COLLECTED MATERIAL ▸
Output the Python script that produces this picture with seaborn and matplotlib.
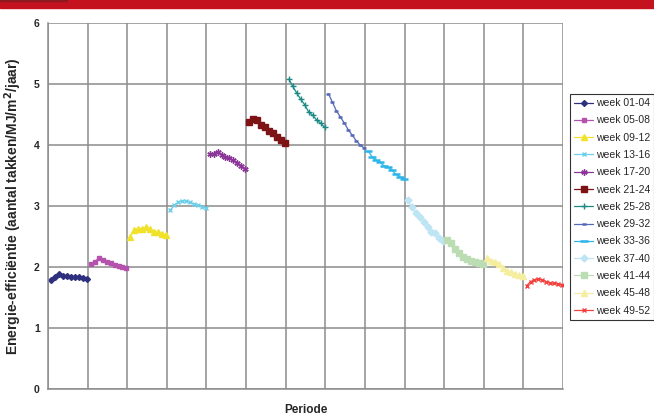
import numpy as np
import pandas as pd
import matplotlib
matplotlib.use("Agg")
import matplotlib.pyplot as plt
import seaborn as sns
from matplotlib.patches import Rectangle

# ---- data -------------------------------------------------------------
labels = ["week 01-04", "week 05-08", "week 09-12", "week 13-16", "week 17-20",
          "week 21-24", "week 25-28", "week 29-32", "week 33-36", "week 37-40",
          "week 41-44", "week 45-48", "week 49-52"]

w01_04 = [1.78, 1.84, 1.89, 1.86, 1.85, 1.84, 1.83, 1.83, 1.82, 1.80]
w05_08 = [2.05, 2.09, 2.14, 2.11, 2.09, 2.07, 2.03, 2.02, 2.00, 1.99]
w09_12 = [2.50, 2.61, 2.63, 2.63, 2.65, 2.62, 2.58, 2.57, 2.54, 2.52]
w13_16 = [2.93, 3.01, 3.06, 3.09, 3.08, 3.06, 3.03, 3.01, 2.99, 2.97]
w17_20 = [3.85, 3.86, 3.89, 3.84, 3.80, 3.78, 3.75, 3.71, 3.66, 3.60]
w21_24 = [4.37, 4.43, 4.41, 4.32, 4.30, 4.23, 4.20, 4.13, 4.09, 4.04]
w25_28 = [5.08, 4.96, 4.85, 4.75, 4.66, 4.54, 4.49, 4.41, 4.36, 4.29]
w29_32 = [4.84, 4.70, 4.56, 4.46, 4.36, 4.25, 4.16, 4.07, 4.00, 3.95]
w33_36 = [3.90, 3.81, 3.75, 3.72, 3.66, 3.64, 3.59, 3.52, 3.48, 3.44]
w37_40 = [3.10, 2.99, 2.89, 2.82, 2.73, 2.65, 2.58, 2.55, 2.47, 2.43]
w41_44 = [2.45, 2.40, 2.29, 2.23, 2.17, 2.13, 2.10, 2.09, 2.07, 2.05]
w45_48 = [2.14, 2.10, 2.09, 2.05, 1.98, 1.94, 1.91, 1.89, 1.87, 1.85]
w49_52 = [1.69, 1.76, 1.79, 1.80, 1.79, 1.76, 1.74, 1.73, 1.72, 1.70]

series = [w01_04, w05_08, w09_12, w13_16, w17_20, w21_24, w25_28,
          w29_32, w33_36, w37_40, w41_44, w45_48, w49_52]

# ---- styles -----------------------------------------------------------
colors = ["#2E2F7F", "#B452AE", "#EFE229", "#6ECFEA", "#8A3597", "#7E1316",
          "#1B8A84", "#5668B8", "#2DB5EA", "#BDE5F4", "#BCDDB3", "#F4EE9E",
          "#F2413E"]
markers = ["D", "s", "^", "x", (6, 2, 0), "s", "+", "_", "_", "D", "s", "^", "x"]
msizes = [3.0, 3.5, 4.5, 3.5, 4.5, 4.5, 4.5, 3.5, 5.5, 3.5, 4.5, 4.5, 3.5]

rows = []
for p, (lab, vals) in enumerate(zip(labels, series)):
    for i, v in enumerate(vals):
        rows.append({"periode": p * 10 + i + 0.8, "waarde": v, "serie": lab})
df = pd.DataFrame(rows)

sns.set_style("white")
plt.rcParams["font.family"] = ["Liberation Sans", "DejaVu Sans"]

fig = plt.figure(figsize=(6.54, 4.17), dpi=100)
ax = fig.add_axes([48 / 654, 1 - 389 / 417, (563 - 48) / 654, (389 - 23) / 417])

for lab, c, m, ms in zip(labels, colors, markers, msizes):
    sub = df[df["serie"] == lab]
    sns.lineplot(data=sub, x="periode", y="waarde", color=c, marker=m,
                 markersize=ms, markeredgecolor=c, markerfacecolor=c,
                 markeredgewidth=1.0 if m not in ("_",) else 1.8,
                 linewidth=0.9, label=lab, ax=ax, sort=False)

ax.set_xlim(0, 130)
ax.set_ylim(0, 6)
ax.set_xticks(np.arange(0, 131, 10))
ax.set_xticklabels([])
ax.set_yticks(range(0, 7))
ax.set_yticklabels([str(v) for v in range(0, 7)], fontsize=7.5, fontweight="bold")
ax.tick_params(axis="x", length=0)
ax.tick_params(axis="y", length=3, width=0.8, color="#8C8C8C", pad=3)
ax.grid(True, color="#8C8C8C", linewidth=1.1)
ax.set_axisbelow(True)
for s in ["top", "right"]:
    ax.spines[s].set_visible(False)
for s in ["left", "bottom"]:
    ax.spines[s].set_color("#8C8C8C")
    ax.spines[s].set_linewidth(1.1)

ax.set_xlabel("Periode", fontsize=8.5, fontweight="bold", labelpad=7)
ax.set_ylabel(r"Energie-efficiëntie (aantal takken/MJ/m$^\mathbf{2}$/jaar)",
              fontsize=10, fontweight="bold", labelpad=7)

leg = ax.legend(loc="upper left", bbox_to_anchor=(570 / 654, 1 - 94 / 417),
                bbox_transform=fig.transFigure, fontsize=7.5, frameon=True,
                fancybox=False, edgecolor="black", handlelength=1.8,
                handletextpad=0.3, labelspacing=0.7, borderpad=0.4,
                borderaxespad=0)
leg.get_frame().set_linewidth(0.8)

# top red band
fig.patches.append(Rectangle((0, 1 - 7.5 / 417), 1, 7.5 / 417,
                             transform=fig.transFigure, color="#C4121F",
                             zorder=10))
fig.patches.append(Rectangle((0, 1 - 1.2 / 417), 67 / 654, 1.2 / 417,
                             transform=fig.transFigure, color="#8E1A20",
                             zorder=11))

fig.savefig("out.png", dpi=100)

GIVEN REQUEST ▸
Give back exactly the lines from the first line of the data through the line with "from matplotlib.patches import Rectangle", pictures excluded.

SOLUTION TO THE PROBLEM ▸
Output the Python script that produces this picture with seaborn and matplotlib.
import numpy as np
import pandas as pd
import matplotlib
matplotlib.use("Agg")
import matplotlib.pyplot as plt
import seaborn as sns
from matplotlib.patches import Rectangle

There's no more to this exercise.